• Blog

Downsizing with less angst.

Downsizing with less angst.

 

Downsizing can be a daunting task for anyone.  Multiply this six-fold when you’re not well, are used to being totally independent and yet you find yourself overwhelmed with everything that needs to be done.  Worse still despite knowing you need to move to where you can get the support you need, you really don’t want to go.

This is the dire situation many of my elderly clients find themselves in.  Many don’t have family or friends around to assist with their move.  Sometimes I think it’s probably easier for a third party to have the difficult conversations with people about what should and shouldn’t be moved, but if you’re working through this process with family members, here are the steps I follow:

Empathy.  Acknowledge this is a difficult time of life and that so many years of memories are intrinsically tied up in the family home of 40 years or more.  Assure mum and/or dad they have ultimate control over what goes with them, what is donated and what is disposed of.  This is the most important step, as you need to have your parents on board with the changes that will be happening.

Focus.  Focus on the benefits of downsizing.  Work closely with the residential village and talk with your loved ones about what they’ll be gaining with the move.  There’s sure to be community and social activities they can be involved in if they choose.

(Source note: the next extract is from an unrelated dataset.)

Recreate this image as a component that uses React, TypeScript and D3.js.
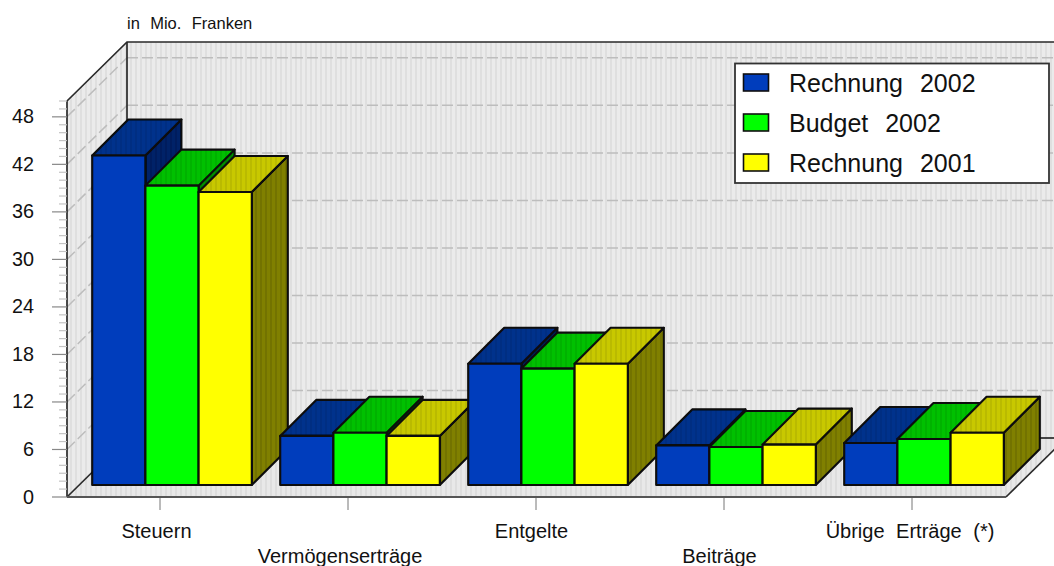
import React from "react";
import * as d3 from "d3";

const categories = ["Steuern", "Vermögenserträge", "Entgelte", "Beiträge", "Übrige Erträge (*)"];
const seriesNames = ["Rechnung 2002", "Budget 2002", "Rechnung 2001"];
const rechnung2002 = [41.6, 6.2, 15.3, 5.0, 5.3];
const budget2002 = [37.8, 6.6, 14.7, 4.8, 5.8];
const rechnung2001 = [37.0, 6.2, 15.3, 5.1, 6.6];
const seriesValues = [rechnung2002, budget2002, rechnung2001];
const frontColors = ["#003cbc", "#00ff00", "#ffff00"];
const topColors = ["#00308c", "#00c000", "#c8c800"];
const sideColors = ["#002068", "#009000", "#808000"];
const majorTicks = [0, 6, 12, 18, 24, 30, 36, 42, 48];
const minorTicks = d3.range(0, 51);

const W = 1054;
const H = 566;
const FONT = "'Liberation Sans', Arial, sans-serif";
const wallDx = 60;
const wallDy = 59;
const barDepth = 36;
const barInset = 12;
const barW = 53.2;

const x = d3.scaleBand<string>().domain(categories).range([66, 1006]);
const y = d3.scaleLinear().domain([0, 50]).range([497, 101]);
const pts = (p: number[][]) => p.map((d) => d.join(",")).join(" ");

const Stripes = ({ id, base, line, op = 1 }: any) => (
  <pattern id={id} width={5} height={4} patternUnits="userSpaceOnUse">
    <rect width={5} height={4} fill={base} />
    <rect width={2} height={4} fill={line} opacity={op} />
  </pattern>
);

export default function App() {
  const x0 = x.range()[0] + 1;
  const xEnd = x.range()[1];
  const y0 = y(0);
  const yTop = y(50);
  const backL = x0 + wallDx;
  const backR = xEnd + wallDx;
  const backB = y0 - wallDy;
  const backT = yTop - wallDy;
  return (
    <svg
      width={W}
      height={H}
      viewBox={`0 0 ${W} ${H}`}
      style={{ position: "absolute", left: 0, top: 0, display: "block", background: "#fff" }}
    >
      <defs>
        <Stripes id="wall" base="#ebebeb" line="#dfdfdf" />
        <Stripes id="floor" base="#e8e8e8" line="#dddddd" />
        {frontColors.map((c, i) => (
          <Stripes key={i} id={`top${i}`} base={topColors[i]} line="#000" op={0.07} />
        ))}
        {frontColors.map((c, i) => (
          <Stripes key={i} id={`side${i}`} base={sideColors[i]} line="#000" op={0.1} />
        ))}
        <filter id="soft" x="-2%" y="-2%" width="104%" height="104%">
          <feGaussianBlur stdDeviation="0.45" />
        </filter>
      </defs>

      <g filter="url(#soft)">
        <polygon points={pts([[backL, backT], [backR, backT], [backR, backB], [backL, backB]])} fill="url(#wall)" />
        <polygon points={pts([[x0, yTop], [backL, backT], [backL, backB], [x0, y0]])} fill="url(#wall)" />
        <polygon points={pts([[x0, y0], [xEnd, y0], [backR, backB], [backL, backB]])} fill="url(#floor)" />

        {majorTicks.filter((t) => t > 0).map((t) => (
          <g key={t} stroke="#bdbdbd" strokeWidth={1.5} strokeDasharray="11 4" fill="none">
            <line x1={backL} x2={backR} y1={y(t) - wallDy} y2={y(t) - wallDy} />
            <line x1={x0} x2={backL} y1={y(t)} y2={y(t) - wallDy} />
          </g>
        ))}

        <g stroke="#2a2a2a" strokeWidth={1.7} fill="none">
          <polyline points={pts([[x0, y0], [x0, yTop], [backL, backT], [backR, backT]])} />
          <line x1={backL} x2={backL} y1={backT} y2={backB} />
          <line x1={x0} x2={backL} y1={y0} y2={backB} />
          <line x1={xEnd} x2={backR} y1={y0} y2={backB} />
          <line x1={xEnd + wallDx * 0.55} x2={backR} y1={backB} y2={backB} />
        </g>
        <line x1={x0} x2={xEnd} y1={y0} y2={y0} stroke="#555" strokeWidth={2.2} />

        {minorTicks.map((t) => (
          <line
            key={t}
            x1={majorTicks.includes(t) ? x0 - 15 : x0 - 8}
            x2={x0}
            y1={y(t)}
            y2={y(t)}
            stroke={majorTicks.includes(t) ? "#888" : "#c4c4c4"}
            strokeWidth={1.2}
          />
        ))}

        {categories.map((c) => {
          const cx = (x(c) as number) + x.bandwidth() / 2;
          return <line key={c} x1={cx} x2={cx} y1={y0 + 1} y2={y0 + 13} stroke="#777" strokeWidth={1} />;
        })}

        {categories.map((c, ci) => {
          const cx = (x(c) as number) + x.bandwidth() / 2 + barInset;
          const left = cx - (barW * seriesValues.length) / 2;
          return (
            <g key={c}>
              {seriesValues.map((vals, si) => {
                const xl = left + si * barW;
                const xr = xl + barW;
                const b = y0 - barInset;
                const t = y(vals[ci]) - barInset;
                return (
                  <g key={si} stroke="#0a0a0a" strokeWidth={2.1} strokeLinejoin="round">
                    <polygon
                      points={pts([[xr, t], [xr + barDepth, t - barDepth], [xr + barDepth, b - barDepth], [xr, b]])}
                      fill={`url(#side${si})`}
                    />
                    <polygon
                      points={pts([[xl, t], [xl + barDepth, t - barDepth], [xr + barDepth, t - barDepth], [xr, t]])}
                      fill={`url(#top${si})`}
                    />
                    <rect x={xl} y={t} width={barW} height={b - t} fill={frontColors[si]} />
                  </g>
                );
              })}
            </g>
          );
        })}
      </g>

      <g filter="url(#soft)">
        <rect x={735} y={63.5} width={314} height={119.5} fill="#fff" stroke="#333" strokeWidth={1.8} />
        {seriesNames.map((n, i) => (
          <rect
            key={n}
            x={743.5}
            y={74 + i * 40}
            width={25}
            height={17}
            fill={frontColors[i]}
            stroke="#111"
            strokeWidth={1.6}
          />
        ))}
      </g>
      <g fontFamily={FONT} fill="#111">
        {seriesNames.map((n, i) => (
          <text key={n} x={789} y={92 + i * 40} fontSize={25} style={{ wordSpacing: "0.4em" }}>
            {n}
          </text>
        ))}
        <text x={127} y={29} fontSize={16.5} style={{ wordSpacing: "0.35em" }}>
          in Mio. Franken
        </text>
        {majorTicks.map((t) => (
          <text key={t} x={34} y={y(t) + 6.5} fontSize={19.8} textAnchor="end">
            {t}
          </text>
        ))}
        {categories.map((c, i) => (
          <text
            key={c}
            x={(x(c) as number) + x.bandwidth() / 2 - (i === 1 ? 8 : i === 4 ? 2 : i === 0 ? 3.5 : 4.5)}
            y={i % 2 === 0 ? 538 : 563}
            fontSize={20}
            textAnchor="middle"
            style={{ wordSpacing: "0.3em" }}
          >
            {c}
          </text>
        ))}
      </g>
    </svg>
  );
}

Realistic conversations.  Mum and dad might want to take everything with them, but because of limited space, realistically this can’t happen.  I talk with my clients about what is most important to them and work from there.  Depending on the urgency of the move, maybe some items can be temporarily stored with friends and family.  There is always the storage container option, but that can end up being expensive.  Maybe your parents have a charity of choice they’d be happy to make donations too?

Enlist help.  Are there other family or friends who can assist with the process?  Really important here not to exclude someone who should be involved, plus many hands make light work.  Remember not to overwhelm your parents with too many choices at once.  There might be many breaks and cups of tea, but remember slow and steady will have them moved to their new home, with much less angst.